We react to COVID-19 in many different ways. Many of these reactions are driven by physical health threats, but also by the anxieties and fears that they cause. Amongst all different reactions, there are some common denominators that keep reoccurring. We started to value parks and green open spaces much more – especially the ones within walking distance to our homes. Walking itself has changed! We prefer wide pavements or carriageways adapted for pedestrians or cyclists. Yes, there are fewer cars! We also avoid public transport. The air is cleaner, there is less noise pollution. In this setting we are happier and more comfortable to walk or cycle to our local shop, cafe or park. And the reason to do so is not just to buy something. This is how me meet friends and neighbours now. Some of those neighbours we’re meeting for the first time in our lives. This is our social life, which is so vital for our wellbeing. Over the last few months, the few tables in front of your local pub suddenly became the most prized spot on the street. Our lives became much more local: we are closely attached to our local centres, local economies and communities.
All of the above is driven by the iron rules of COVID-19 transmission. In order to avoid infections, contain the virus, stay healthy and minimise the number of deaths, we have to change our economy and the way we work and live. That means changing the way we think about and design the built environment that is the stage for those activities. Effortlessly, almost as a by-product, the new normal built environment supports well-being and good mental health.
The way we work has also changed. Working from home has become much more common. Suddenly the additional 2m2 of well-lit and well-ventilated space needed to comfortably locate a desk became critical for the standard home design. Setting up a workstation on a kitchen table every morning can be challenging. It’s also a potential mine field when it comes to interactions with people we share the flat with. For similar reasons, acoustic separation became more important. Everyone who has a furloughed neighbour who likes to play music just a bit too loud during working hours would understand. Since contact with nature is so important to our mental health, access to an outdoor space like a balcony or a garden can also hugely impact the experience of self isolation or lockdown. For some, it can be a nightmare; for others, it might feel almost like holidays. These are just a few examples showing how the design of the dwellings we live in, and now also work in, has an immense impact on minimal comfort and wellbeing during the pandemic.
Everyone working in Scotland with Domestic Technical Standards will be familiar with Section 7 on Sustainability. At this point achieving bronze level is obligatory. The silver and gold levels describe what used to be considered a higher quality design. In fact, the spatial, acoustic, and natural light requirements of the silver and gold levels describe a level which is essential to comfortably live in a world affected by COVID-19.
The above considerations barely scratch the surface of how the pandemic is changing the world we live in.
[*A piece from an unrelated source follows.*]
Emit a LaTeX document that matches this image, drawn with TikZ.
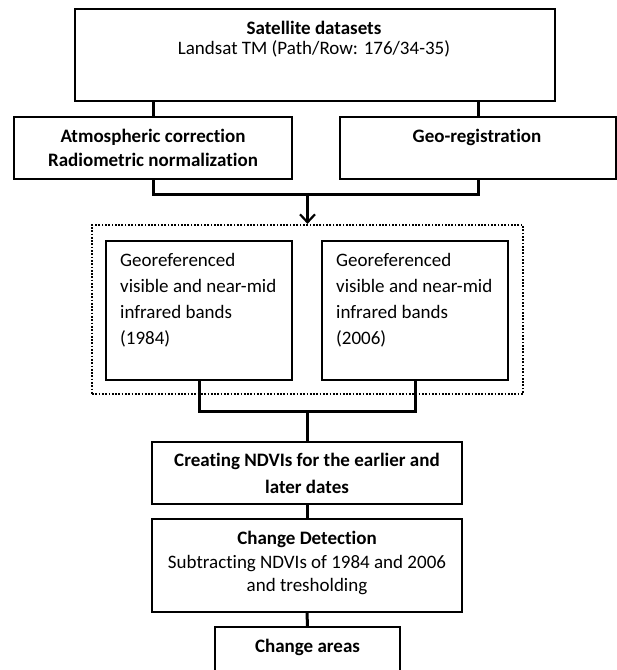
\documentclass[tikz,border=0pt]{standalone}
\usepackage{fontspec}
\setmainfont{Carlito}[Ligatures=NoCommon]
\usetikzlibrary{arrows.meta}
\begin{document}
\begin{tikzpicture}[x=1pt,y=-1pt,
  box/.style={draw=black,line width=2pt,rectangle,inner sep=0pt,fill=none},
  conn/.style={draw=black,line width=3pt},
  arr/.style={draw=black,line width=2.2pt,-{Straight Barb[length=8pt,width=15pt]}},
  dotbox/.style={draw=black,line width=2.2pt,dash pattern=on 1.7pt off 1.6pt,rectangle,inner sep=0pt},
  txt/.style={inner sep=0pt,anchor=north,align=center},
  ltxt/.style={inner sep=0pt,anchor=north west,align=left}]
\useasboundingbox (0,0) rectangle (617,670);
\fill[white] (0,0) rectangle (617,670);
% boxes (centre, width, height)
\node[box,minimum width=480pt,minimum height=92pt] (sat) at (315,55) {};
\node[box,minimum width=278pt,minimum height=62pt] (atm) at (153,148) {};
\node[box,minimum width=276pt,minimum height=62pt] (geo) at (478,148) {};
\node[dotbox,minimum width=431pt,minimum height=169pt] (dots) at (307.5,309.5) {};
\node[box,minimum width=186pt,minimum height=139pt] (b84) at (199,310.5) {};
\node[box,minimum width=186pt,minimum height=139pt] (b06) at (415,310.5) {};
\node[box,minimum width=310pt,minimum height=62pt] (ndvi) at (307,473) {};
\node[box,minimum width=310pt,minimum height=93pt] (chg) at (307,565.5) {};
\node[box,minimum width=185pt,minimum height=56pt] (area) at (307.5,655) {};
% texts
\node[txt,font=\fontsize{19}{20}\selectfont] (satT) at (314,21)
  {\textbf{Satellite datasets}\\Landsat TM (Path/Row: 176/34-35)};
\node[txt,font=\fontsize{19}{24}\selectfont\bfseries] (atmT) at (153,129)
  {Atmospheric correction\\Radiometric normalization};
\node[txt,font=\fontsize{19}{24}\selectfont\bfseries] (geoT) at (477,129)
  {Geo-registration};
\node[ltxt,font=\fontsize{19}{26}\selectfont] (b84T) at (120,253)
  {Georeferenced\\visible and near-mid\\infrared bands\\(1984)};
\node[ltxt,font=\fontsize{19}{26}\selectfont] (b06T) at (336,253)
  {Georeferenced\\visible and near-mid\\infrared bands\\(2006)};
\node[txt,font=\fontsize{19}{27}\selectfont\bfseries] (ndviT) at (307,453)
  {Creating NDVIs for the earlier and\\later dates};
\node[txt,font=\fontsize{19}{23.5}\selectfont] (chgT) at (307,531)
  {\textbf{Change Detection}\\Subtracting NDVIs of 1984 and 2006\\and tresholding};
\node[txt,font=\fontsize{19}{20}\selectfont\bfseries] (areaT) at (307.5,639)
  {Change areas};
% connectors
\coordinate (j1) at (307.5,194);
\coordinate (j2) at (307,411);
\draw[conn] (atm.north) -- (atm.north |- sat.south);
\draw[conn] (geo.north) -- (geo.north |- sat.south);
\draw[conn] (atm.south) |- (j1) -| (geo.south);
\draw[arr] (j1) -- (dots.north);
\draw[conn] (b84.south) |- (j2) -| (b06.south);
\draw[conn] (j2) -- (ndvi.north);
\draw[conn] (ndvi.south) -- (chg.north);
\draw[conn] (chg.south) -- (area.north);
\end{tikzpicture}
\end{document}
Energy efficiency and resilience, commuting and transport, food production, office design, childcare, family celebrations; even eating out and dating are changing at a high pace. In each case the change and adjustment should lead to better, more resilient, healthier, more people-orientated and environmentally friendly design solutions. The bright ideas and great policies previously considered as a nice-to-have now need to become the new normal.
The demand for this shift is expected from local authorities, the private sector and the public. The benefits of this shift can now be easily explained with numbers representing savings and demand-driven profits. This could be anything between avoiding NHS costs for treatments for obesity or depression to higher value of properties in walkable communities.
I recently attended a very interesting talk about bouncing back to a better world after COVID-19 which was hosted by Causeway**. One of the most important messages from that talk was the idea that crises, even if they are scary and often very destructive, are also great opportunities. Difficult and unusual circumstances force us to switch off the “autopilot” we tend to live and work on. They force us to re-imagine and re-invent our everyday activities and implement the change right away. Let’s seize this moment. As a profession, as professionals and as individuals. Let’s think in gold standard.
Jarek Gasiorek, Senior Architect at Smith Scott Mullan Associates in Edinburgh.